Sheryl also published two memoirs, Swamp Songs: The Making of an Unruly Woman, and Navigating Disaster: Sixteen Essays of Love and a Poem of Despair (Louisiana Literature Press), both of which focus on growing up in Louisiana and her continuing connection with the landscape and culture of south Louisiana. Of Swamp Songs, Tim Gautreaux writes “Swamp Songs rings with intelligence and heart. The essays put us in touch with a place and time in a way wholly original, poetic, and precise.  St. Germain’s love for Louisiana winds its way through every paragraph like that indestructible wisteria in her mother’s backyard.”

 Of Navigating Disaster, Darrell Bourque wrote “It is Sheryl St. Germain’s voice that will finally get you.  Hers is a voice of a master singer, one trained in the ancient ways of telling a story, and one fiercely contemporary.”

Sheryl also co-edited two anthologies, Between Song and Story:  Essays for the 21st Century (with Margaret Whitford) and Words Without Walls: Writers on Addiction, Violence, and Incarceration (with Sarah Shotland).

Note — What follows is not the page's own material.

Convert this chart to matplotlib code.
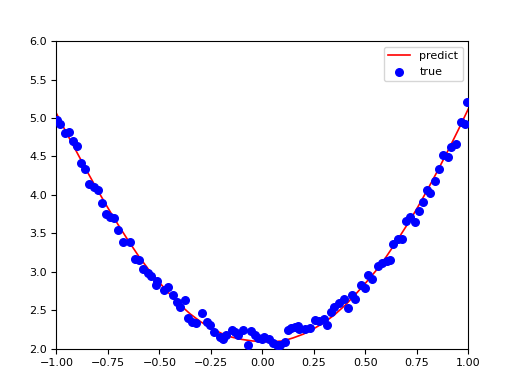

A collection of essays, Fifty Miles, is forthcoming in Spring 2020. The book is a companion to The Small Door of Your Death in that it addresses in wider and deeper ways the issues of addiction and recovery.  Of the forthcoming book, Barbara Hurd writes:  "These heart-breaking, candid and beautifully crafted essays reach beyond the death of a child. They examine the difficult work of surviving the aftermath. What St. Germain offers is not just her story, but the broader wisdom of distilling grief’s many voices. In so doing, she remains an artist of the highest order."

Sheryl has taught creative writing at The University of Texas at Dallas, the University of Louisiana at Lafayette, Knox College, and Iowa State University. Her work has received many awards, including two NEA Fellowships, an NEH Fellowship, the Dobie-Paisano Fellowship, the Ki Davis Award from the Aspen Writers Foundation, and the William Faulkner Award for the personal essay. 

She directs the MFA program in Creative Writing at Chatham University where she also teaches poetry and creative nonfiction. She is the co-founder and director of the Words Without Walls Program, which offers creative writing courses to those incarcerated in the Allegheny County Jail and also to inhabitants of Sojourner House, a rehabilitation facility for women with children. She most recently founded the Maenad Fellowship Program, which brings together women who have gone through recovery and wish to continue a writing process to participate in master creative writing courses. The program pays a stipend as well as transportation and childcare and has been funded by Staunton Farm Foundation and The Opportunity Fund.

Sheryl lives in Pittsburgh with her husband, photographer and journalist Teake Zuidema, and returns often to Louisiana to visit family and friends, and, of course, to attend the annual Louisiana Book Festival.